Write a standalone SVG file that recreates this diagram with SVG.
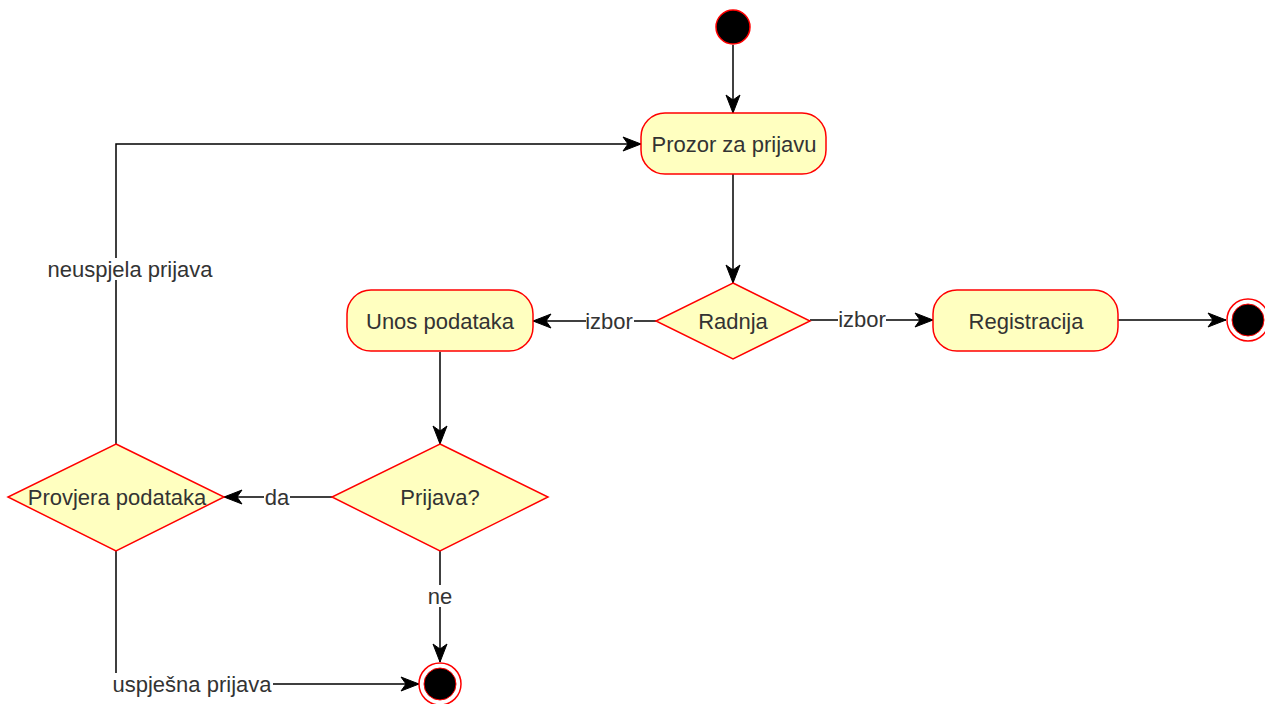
<svg xmlns="http://www.w3.org/2000/svg" width="1265" height="704" viewBox="0 0 1265 704">
<defs>
<marker id="arr" markerUnits="userSpaceOnUse" markerWidth="20" markerHeight="16" viewBox="0 0 20 16" refX="19" refY="8" orient="auto">
<path d="M1,1 L19,8 L1,15 L6,8 Z" fill="#000" stroke="#000" stroke-width="1"/>
</marker>
</defs>
<style>
.act{fill:#ffffc0;stroke:#ff0000;stroke-width:1.5}
.t{font-family:"Liberation Sans",Arial,sans-serif;font-size:22px;fill:#333;text-anchor:middle;dominant-baseline:central}
.e{fill:none;stroke:#000;stroke-width:1.5}
.lb{fill:#fff}
</style>
<rect width="1265" height="704" fill="#fff"/>
<g id="connectors">
<path class="e" d="M733,45 L733,113" marker-end="url(#arr)"/>
<path class="e" d="M733,174 L733,283" marker-end="url(#arr)"/>
<path class="e" d="M656,321 L533,321" marker-end="url(#arr)"/>
<path class="e" d="M810,320 L933,320" marker-end="url(#arr)"/>
<path class="e" d="M1118,320 L1226,320" marker-end="url(#arr)"/>
<path class="e" d="M440,352 L440,444" marker-end="url(#arr)"/>
<path class="e" d="M332,497 L224,497" marker-end="url(#arr)"/>
<path class="e" d="M440,551 L440,662" marker-end="url(#arr)"/>
<path class="e" d="M116,551 L116,684 L419,684" marker-end="url(#arr)"/>
<path class="e" d="M116,444 L116,144 L641,144" marker-end="url(#arr)"/>
<rect class="lb" x="586" y="310" width="48" height="22"/>
<text class="t" x="609" y="321">izbor</text>
<rect class="lb" x="838" y="308" width="48" height="22"/>
<text class="t" x="862" y="319">izbor</text>
<rect class="lb" x="264" y="486" width="26" height="22"/>
<text class="t" x="277" y="497">da</text>
<rect class="lb" x="428" y="585" width="24" height="22"/>
<text class="t" x="440" y="596">ne</text>
<rect class="lb" x="113" y="673" width="160" height="22"/>
<text class="t" x="192" y="684">uspješna prijava</text>
<rect class="lb" x="47" y="258" width="166" height="22"/>
<text class="t" x="130" y="269">neuspjela prijava</text>
</g>
<g id="start"><circle cx="733" cy="27" r="17" fill="#000" stroke="#ff0000" stroke-width="1.5"/></g>
<g id="prozor"><rect class="act" x="641" y="113" width="185" height="61" rx="24"/><text class="t" x="734" y="144">Prozor za prijavu</text></g>
<g id="radnja"><polygon class="act" points="733,283 810,321 733,359 656,321"/><text class="t" x="733" y="321">Radnja</text></g>
<g id="unos"><rect class="act" x="347" y="290" width="186" height="61" rx="24"/><text class="t" x="440" y="321">Unos podataka</text></g>
<g id="registracija"><rect class="act" x="933" y="290" width="185" height="61" rx="24"/><text class="t" x="1026" y="321">Registracija</text></g>
<g id="end1"><circle cx="1248" cy="320" r="21" fill="#fff" stroke="#ff0000" stroke-width="1.5"/><circle cx="1248" cy="320" r="16" fill="#000" stroke="#ff0000" stroke-width="1"/></g>
<g id="prijava"><polygon class="act" points="440,444 548,497 440,551 332,497"/><text class="t" x="440" y="497">Prijava?</text></g>
<g id="provjera"><polygon class="act" points="116,444 224,497 116,551 8,497"/><text class="t" x="117" y="497">Provjera podataka</text></g>
<g id="end2"><circle cx="440" cy="684" r="21" fill="#fff" stroke="#ff0000" stroke-width="1.5"/><circle cx="440" cy="684" r="16" fill="#000" stroke="#ff0000" stroke-width="1"/></g>
</svg>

□ □ □ □ □ □ □

Exercise details → Go through the listing above and write it out again exactly, dropping the pictures.

Correct response →
Write a standalone SVG file that recreates this diagram with SVG.
<svg xmlns="http://www.w3.org/2000/svg" width="1265" height="704" viewBox="0 0 1265 704">
<defs>
<marker id="arr" markerUnits="userSpaceOnUse" markerWidth="20" markerHeight="16" viewBox="0 0 20 16" refX="19" refY="8" orient="auto">
<path d="M1,1 L19,8 L1,15 L6,8 Z" fill="#000" stroke="#000" stroke-width="1"/>
</marker>
</defs>
<style>
.act{fill:#ffffc0;stroke:#ff0000;stroke-width:1.5}
.t{font-family:"Liberation Sans",Arial,sans-serif;font-size:22px;fill:#333;text-anchor:middle;dominant-baseline:central}
.e{fill:none;stroke:#000;stroke-width:1.5}
.lb{fill:#fff}
</style>
<rect width="1265" height="704" fill="#fff"/>
<g id="connectors">
<path class="e" d="M733,45 L733,113" marker-end="url(#arr)"/>
<path class="e" d="M733,174 L733,283" marker-end="url(#arr)"/>
<path class="e" d="M656,321 L533,321" marker-end="url(#arr)"/>
<path class="e" d="M810,320 L933,320" marker-end="url(#arr)"/>
<path class="e" d="M1118,320 L1226,320" marker-end="url(#arr)"/>
<path class="e" d="M440,352 L440,444" marker-end="url(#arr)"/>
<path class="e" d="M332,497 L224,497" marker-end="url(#arr)"/>
<path class="e" d="M440,551 L440,662" marker-end="url(#arr)"/>
<path class="e" d="M116,551 L116,684 L419,684" marker-end="url(#arr)"/>
<path class="e" d="M116,444 L116,144 L641,144" marker-end="url(#arr)"/>
<rect class="lb" x="586" y="310" width="48" height="22"/>
<text class="t" x="609" y="321">izbor</text>
<rect class="lb" x="838" y="308" width="48" height="22"/>
<text class="t" x="862" y="319">izbor</text>
<rect class="lb" x="264" y="486" width="26" height="22"/>
<text class="t" x="277" y="497">da</text>
<rect class="lb" x="428" y="585" width="24" height="22"/>
<text class="t" x="440" y="596">ne</text>
<rect class="lb" x="113" y="673" width="160" height="22"/>
<text class="t" x="192" y="684">uspješna prijava</text>
<rect class="lb" x="47" y="258" width="166" height="22"/>
<text class="t" x="130" y="269">neuspjela prijava</text>
</g>
<g id="start"><circle cx="733" cy="27" r="17" fill="#000" stroke="#ff0000" stroke-width="1.5"/></g>
<g id="prozor"><rect class="act" x="641" y="113" width="185" height="61" rx="24"/><text class="t" x="734" y="144">Prozor za prijavu</text></g>
<g id="radnja"><polygon class="act" points="733,283 810,321 733,359 656,321"/><text class="t" x="733" y="321">Radnja</text></g>
<g id="unos"><rect class="act" x="347" y="290" width="186" height="61" rx="24"/><text class="t" x="440" y="321">Unos podataka</text></g>
<g id="registracija"><rect class="act" x="933" y="290" width="185" height="61" rx="24"/><text class="t" x="1026" y="321">Registracija</text></g>
<g id="end1"><circle cx="1248" cy="320" r="21" fill="#fff" stroke="#ff0000" stroke-width="1.5"/><circle cx="1248" cy="320" r="16" fill="#000" stroke="#ff0000" stroke-width="1"/></g>
<g id="prijava"><polygon class="act" points="440,444 548,497 440,551 332,497"/><text class="t" x="440" y="497">Prijava?</text></g>
<g id="provjera"><polygon class="act" points="116,444 224,497 116,551 8,497"/><text class="t" x="117" y="497">Provjera podataka</text></g>
<g id="end2"><circle cx="440" cy="684" r="21" fill="#fff" stroke="#ff0000" stroke-width="1.5"/><circle cx="440" cy="684" r="16" fill="#000" stroke="#ff0000" stroke-width="1"/></g>
</svg>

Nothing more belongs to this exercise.